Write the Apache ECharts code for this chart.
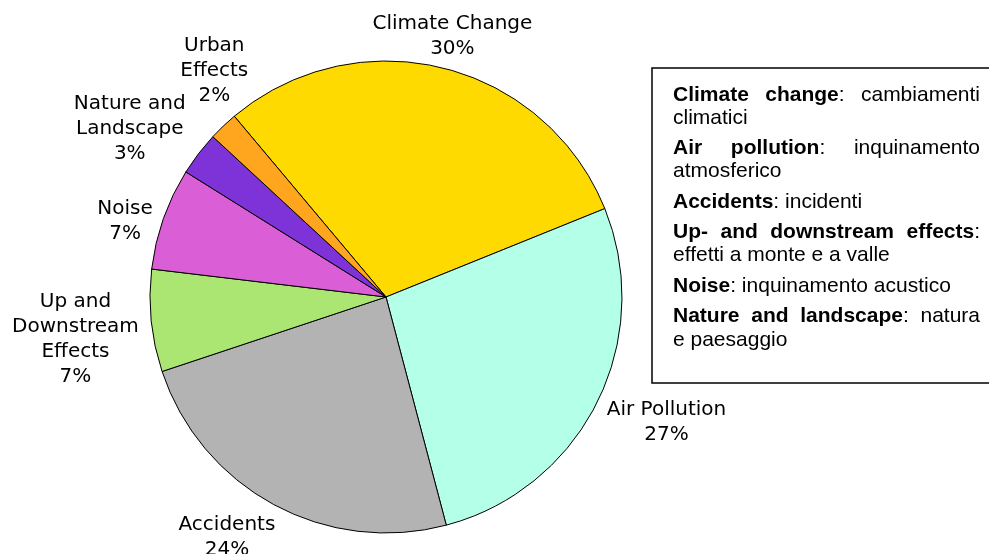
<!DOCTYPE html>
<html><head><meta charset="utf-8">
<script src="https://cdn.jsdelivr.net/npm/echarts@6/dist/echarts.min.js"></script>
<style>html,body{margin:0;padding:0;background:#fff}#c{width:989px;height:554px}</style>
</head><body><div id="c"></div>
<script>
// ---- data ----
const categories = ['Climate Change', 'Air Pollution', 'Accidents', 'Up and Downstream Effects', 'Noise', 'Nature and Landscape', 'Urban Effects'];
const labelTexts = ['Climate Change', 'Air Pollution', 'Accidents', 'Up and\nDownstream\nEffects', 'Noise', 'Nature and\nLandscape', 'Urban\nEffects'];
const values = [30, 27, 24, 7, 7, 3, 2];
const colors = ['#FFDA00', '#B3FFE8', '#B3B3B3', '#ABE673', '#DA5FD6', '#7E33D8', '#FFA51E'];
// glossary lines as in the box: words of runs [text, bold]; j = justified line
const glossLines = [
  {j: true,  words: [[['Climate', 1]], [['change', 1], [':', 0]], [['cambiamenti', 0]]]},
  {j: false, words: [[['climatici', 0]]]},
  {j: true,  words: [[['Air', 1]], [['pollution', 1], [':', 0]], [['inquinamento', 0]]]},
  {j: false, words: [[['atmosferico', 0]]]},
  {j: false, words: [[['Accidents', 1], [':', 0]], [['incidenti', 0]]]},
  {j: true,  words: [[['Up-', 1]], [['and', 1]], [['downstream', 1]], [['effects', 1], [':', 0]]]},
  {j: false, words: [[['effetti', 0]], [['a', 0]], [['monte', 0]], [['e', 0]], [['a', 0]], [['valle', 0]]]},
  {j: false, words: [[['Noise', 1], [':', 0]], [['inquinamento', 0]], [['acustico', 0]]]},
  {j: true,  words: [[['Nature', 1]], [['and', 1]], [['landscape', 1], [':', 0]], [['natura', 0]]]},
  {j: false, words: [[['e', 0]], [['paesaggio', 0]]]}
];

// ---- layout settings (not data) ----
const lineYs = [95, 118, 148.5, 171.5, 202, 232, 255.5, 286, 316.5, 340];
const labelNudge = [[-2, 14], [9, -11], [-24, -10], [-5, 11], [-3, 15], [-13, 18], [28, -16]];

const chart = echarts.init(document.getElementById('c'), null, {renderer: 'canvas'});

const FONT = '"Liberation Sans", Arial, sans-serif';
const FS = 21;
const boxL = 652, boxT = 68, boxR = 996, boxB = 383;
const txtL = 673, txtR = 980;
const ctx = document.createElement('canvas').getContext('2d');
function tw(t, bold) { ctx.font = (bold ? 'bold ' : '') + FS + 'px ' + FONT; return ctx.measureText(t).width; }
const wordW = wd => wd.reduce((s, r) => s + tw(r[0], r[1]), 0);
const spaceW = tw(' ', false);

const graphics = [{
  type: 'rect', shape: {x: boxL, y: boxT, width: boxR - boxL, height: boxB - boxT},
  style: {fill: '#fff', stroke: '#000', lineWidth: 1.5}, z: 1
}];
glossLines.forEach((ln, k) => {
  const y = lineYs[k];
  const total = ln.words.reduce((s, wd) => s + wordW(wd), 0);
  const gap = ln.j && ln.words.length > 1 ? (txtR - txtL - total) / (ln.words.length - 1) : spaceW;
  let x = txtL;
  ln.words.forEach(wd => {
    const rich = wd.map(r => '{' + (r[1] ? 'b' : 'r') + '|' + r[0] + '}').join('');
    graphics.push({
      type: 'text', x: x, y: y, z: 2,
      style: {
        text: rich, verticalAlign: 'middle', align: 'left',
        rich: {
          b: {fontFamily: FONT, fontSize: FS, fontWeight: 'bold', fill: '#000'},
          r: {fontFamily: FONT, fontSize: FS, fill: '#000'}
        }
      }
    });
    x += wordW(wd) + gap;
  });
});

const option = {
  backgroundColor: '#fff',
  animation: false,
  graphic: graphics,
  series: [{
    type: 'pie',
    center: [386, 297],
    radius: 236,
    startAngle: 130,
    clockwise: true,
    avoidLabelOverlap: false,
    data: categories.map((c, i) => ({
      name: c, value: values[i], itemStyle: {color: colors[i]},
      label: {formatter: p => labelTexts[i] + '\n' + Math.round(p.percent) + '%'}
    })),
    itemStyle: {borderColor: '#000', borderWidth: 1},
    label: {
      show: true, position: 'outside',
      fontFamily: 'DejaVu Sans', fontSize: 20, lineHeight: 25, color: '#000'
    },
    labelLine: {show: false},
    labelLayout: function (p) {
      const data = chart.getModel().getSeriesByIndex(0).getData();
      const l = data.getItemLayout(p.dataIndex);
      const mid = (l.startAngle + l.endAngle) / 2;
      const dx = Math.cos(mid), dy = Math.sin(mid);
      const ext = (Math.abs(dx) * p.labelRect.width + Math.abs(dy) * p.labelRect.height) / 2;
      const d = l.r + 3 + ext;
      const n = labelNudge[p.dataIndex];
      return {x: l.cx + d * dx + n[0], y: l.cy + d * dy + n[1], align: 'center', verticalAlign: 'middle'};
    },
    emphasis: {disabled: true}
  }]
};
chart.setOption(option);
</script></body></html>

---

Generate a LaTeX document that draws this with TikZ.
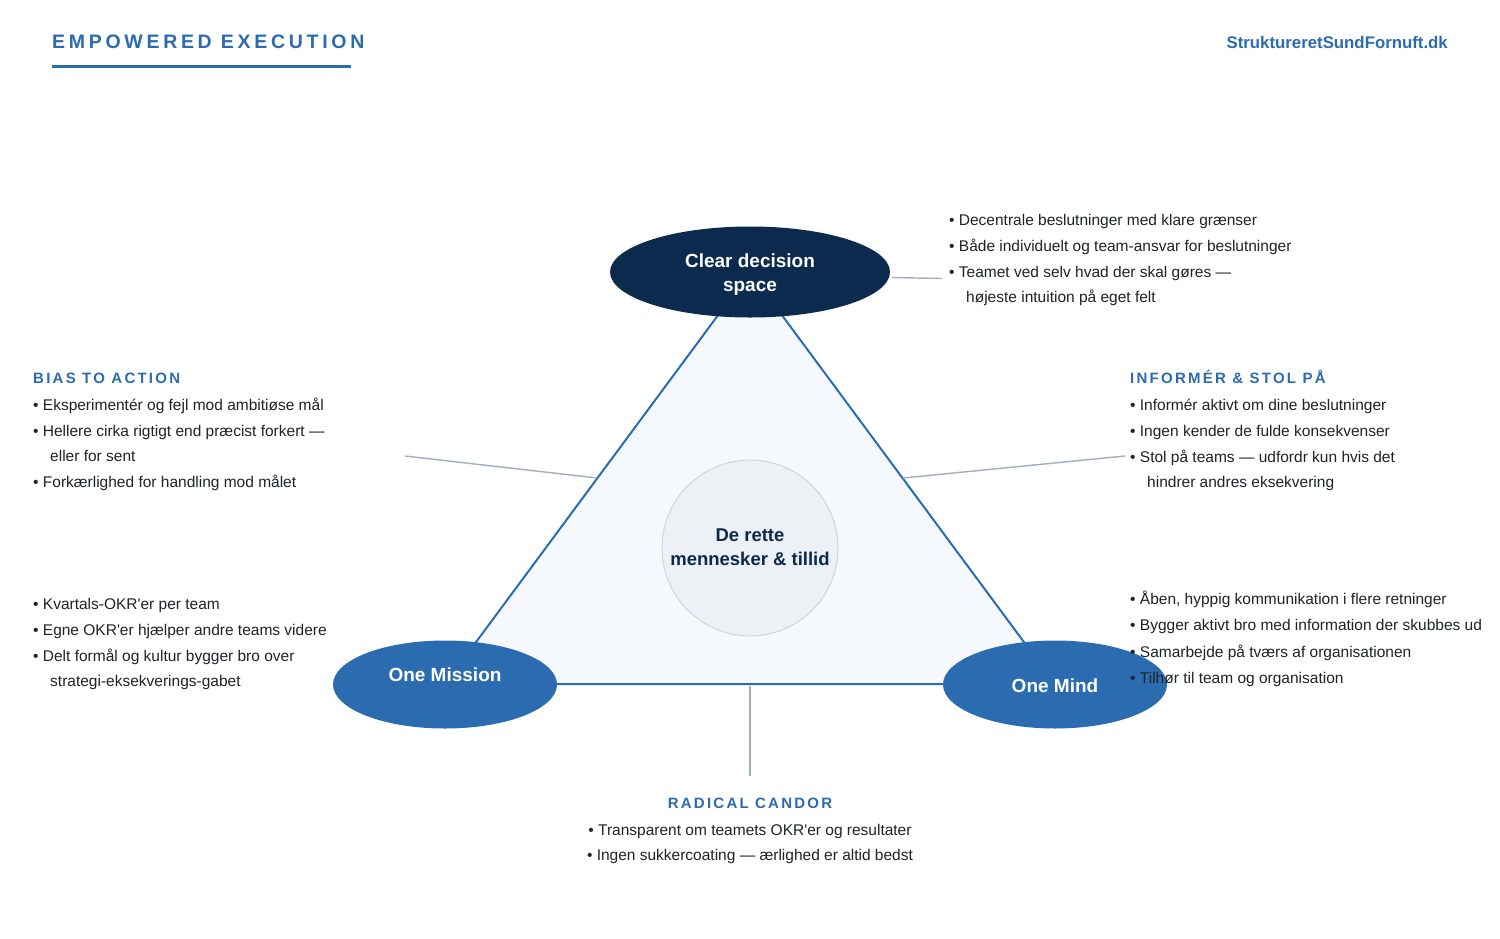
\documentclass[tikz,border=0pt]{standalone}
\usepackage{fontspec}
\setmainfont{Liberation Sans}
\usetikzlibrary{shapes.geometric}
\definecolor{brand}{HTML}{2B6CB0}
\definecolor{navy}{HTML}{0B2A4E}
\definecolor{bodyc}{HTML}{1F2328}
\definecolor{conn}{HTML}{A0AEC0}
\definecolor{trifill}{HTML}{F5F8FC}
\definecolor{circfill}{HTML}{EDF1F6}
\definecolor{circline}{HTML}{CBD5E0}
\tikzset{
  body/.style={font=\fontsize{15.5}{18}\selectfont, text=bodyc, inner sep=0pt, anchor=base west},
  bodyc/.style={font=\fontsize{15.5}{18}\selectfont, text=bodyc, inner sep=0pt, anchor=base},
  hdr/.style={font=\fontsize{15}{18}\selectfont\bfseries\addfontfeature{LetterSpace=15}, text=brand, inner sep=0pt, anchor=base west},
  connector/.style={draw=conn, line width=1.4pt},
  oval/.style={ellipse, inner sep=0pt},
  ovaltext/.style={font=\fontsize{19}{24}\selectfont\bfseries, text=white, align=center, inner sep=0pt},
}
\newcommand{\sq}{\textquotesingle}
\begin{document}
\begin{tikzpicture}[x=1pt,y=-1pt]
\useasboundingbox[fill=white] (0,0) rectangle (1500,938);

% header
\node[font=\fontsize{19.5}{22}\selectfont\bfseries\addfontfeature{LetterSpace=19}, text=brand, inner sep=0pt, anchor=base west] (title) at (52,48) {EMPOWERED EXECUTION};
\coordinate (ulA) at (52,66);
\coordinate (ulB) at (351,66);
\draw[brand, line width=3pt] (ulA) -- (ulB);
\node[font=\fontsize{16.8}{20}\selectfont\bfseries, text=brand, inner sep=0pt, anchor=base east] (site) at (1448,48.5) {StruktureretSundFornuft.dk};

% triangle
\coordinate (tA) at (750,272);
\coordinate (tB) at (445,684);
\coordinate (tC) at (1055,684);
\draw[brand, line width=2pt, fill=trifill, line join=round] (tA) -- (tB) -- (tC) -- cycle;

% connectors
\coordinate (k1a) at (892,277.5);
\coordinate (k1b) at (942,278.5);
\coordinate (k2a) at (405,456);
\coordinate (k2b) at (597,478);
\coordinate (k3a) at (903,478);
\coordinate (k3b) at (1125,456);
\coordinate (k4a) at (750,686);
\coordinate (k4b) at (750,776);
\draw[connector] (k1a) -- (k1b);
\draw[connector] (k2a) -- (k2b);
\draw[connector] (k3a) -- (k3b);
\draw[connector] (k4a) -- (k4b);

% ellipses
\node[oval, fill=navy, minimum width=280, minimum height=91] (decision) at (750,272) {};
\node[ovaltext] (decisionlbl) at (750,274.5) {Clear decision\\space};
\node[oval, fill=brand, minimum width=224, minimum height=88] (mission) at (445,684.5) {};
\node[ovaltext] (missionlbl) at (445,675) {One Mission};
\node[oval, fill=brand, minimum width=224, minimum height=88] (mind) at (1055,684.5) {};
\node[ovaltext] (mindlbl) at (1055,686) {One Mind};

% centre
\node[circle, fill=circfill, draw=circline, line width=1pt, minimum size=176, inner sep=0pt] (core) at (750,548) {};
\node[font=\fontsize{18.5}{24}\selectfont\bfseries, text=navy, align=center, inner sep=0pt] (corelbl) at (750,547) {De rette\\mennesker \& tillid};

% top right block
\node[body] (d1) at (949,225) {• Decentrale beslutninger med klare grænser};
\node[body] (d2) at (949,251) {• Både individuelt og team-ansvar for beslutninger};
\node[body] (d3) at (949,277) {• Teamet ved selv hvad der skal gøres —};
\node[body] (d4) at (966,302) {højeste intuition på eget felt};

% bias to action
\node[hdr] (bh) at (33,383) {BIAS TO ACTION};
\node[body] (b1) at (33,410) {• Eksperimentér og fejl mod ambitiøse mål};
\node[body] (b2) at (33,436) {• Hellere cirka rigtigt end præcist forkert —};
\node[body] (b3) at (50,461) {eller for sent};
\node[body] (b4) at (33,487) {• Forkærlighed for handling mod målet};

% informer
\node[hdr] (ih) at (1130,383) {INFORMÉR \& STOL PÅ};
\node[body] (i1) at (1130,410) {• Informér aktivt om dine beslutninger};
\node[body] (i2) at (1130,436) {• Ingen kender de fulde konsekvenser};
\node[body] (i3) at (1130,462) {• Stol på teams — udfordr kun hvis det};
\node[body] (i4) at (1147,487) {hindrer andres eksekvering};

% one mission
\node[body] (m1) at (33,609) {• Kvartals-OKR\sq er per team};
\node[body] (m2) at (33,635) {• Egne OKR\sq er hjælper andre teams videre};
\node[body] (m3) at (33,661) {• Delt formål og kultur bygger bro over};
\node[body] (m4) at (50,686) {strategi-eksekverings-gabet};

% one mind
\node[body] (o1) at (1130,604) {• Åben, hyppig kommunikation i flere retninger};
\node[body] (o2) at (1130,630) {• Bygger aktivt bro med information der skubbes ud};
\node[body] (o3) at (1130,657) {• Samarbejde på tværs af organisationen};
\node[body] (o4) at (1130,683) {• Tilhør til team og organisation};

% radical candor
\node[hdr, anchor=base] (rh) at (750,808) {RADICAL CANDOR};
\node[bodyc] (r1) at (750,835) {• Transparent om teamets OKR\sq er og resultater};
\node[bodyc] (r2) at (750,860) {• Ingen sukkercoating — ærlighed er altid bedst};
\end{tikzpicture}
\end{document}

Instruction:
Starting at the line with "Generate a LaTeX" and ending at the line with "(k4a) -- (k4b);", copy each line exactly, both ends included. Do not copy the pictures.

Result of the task:
Generate a LaTeX document that draws this with TikZ.
\documentclass[tikz,border=0pt]{standalone}
\usepackage{fontspec}
\setmainfont{Liberation Sans}
\usetikzlibrary{shapes.geometric}
\definecolor{brand}{HTML}{2B6CB0}
\definecolor{navy}{HTML}{0B2A4E}
\definecolor{bodyc}{HTML}{1F2328}
\definecolor{conn}{HTML}{A0AEC0}
\definecolor{trifill}{HTML}{F5F8FC}
\definecolor{circfill}{HTML}{EDF1F6}
\definecolor{circline}{HTML}{CBD5E0}
\tikzset{
  body/.style={font=\fontsize{15.5}{18}\selectfont, text=bodyc, inner sep=0pt, anchor=base west},
  bodyc/.style={font=\fontsize{15.5}{18}\selectfont, text=bodyc, inner sep=0pt, anchor=base},
  hdr/.style={font=\fontsize{15}{18}\selectfont\bfseries\addfontfeature{LetterSpace=15}, text=brand, inner sep=0pt, anchor=base west},
  connector/.style={draw=conn, line width=1.4pt},
  oval/.style={ellipse, inner sep=0pt},
  ovaltext/.style={font=\fontsize{19}{24}\selectfont\bfseries, text=white, align=center, inner sep=0pt},
}
\newcommand{\sq}{\textquotesingle}
\begin{document}
\begin{tikzpicture}[x=1pt,y=-1pt]
\useasboundingbox[fill=white] (0,0) rectangle (1500,938);

% header
\node[font=\fontsize{19.5}{22}\selectfont\bfseries\addfontfeature{LetterSpace=19}, text=brand, inner sep=0pt, anchor=base west] (title) at (52,48) {EMPOWERED EXECUTION};
\coordinate (ulA) at (52,66);
\coordinate (ulB) at (351,66);
\draw[brand, line width=3pt] (ulA) -- (ulB);
\node[font=\fontsize{16.8}{20}\selectfont\bfseries, text=brand, inner sep=0pt, anchor=base east] (site) at (1448,48.5) {StruktureretSundFornuft.dk};

% triangle
\coordinate (tA) at (750,272);
\coordinate (tB) at (445,684);
\coordinate (tC) at (1055,684);
\draw[brand, line width=2pt, fill=trifill, line join=round] (tA) -- (tB) -- (tC) -- cycle;

% connectors
\coordinate (k1a) at (892,277.5);
\coordinate (k1b) at (942,278.5);
\coordinate (k2a) at (405,456);
\coordinate (k2b) at (597,478);
\coordinate (k3a) at (903,478);
\coordinate (k3b) at (1125,456);
\coordinate (k4a) at (750,686);
\coordinate (k4b) at (750,776);
\draw[connector] (k1a) -- (k1b);
\draw[connector] (k2a) -- (k2b);
\draw[connector] (k3a) -- (k3b);
\draw[connector] (k4a) -- (k4b);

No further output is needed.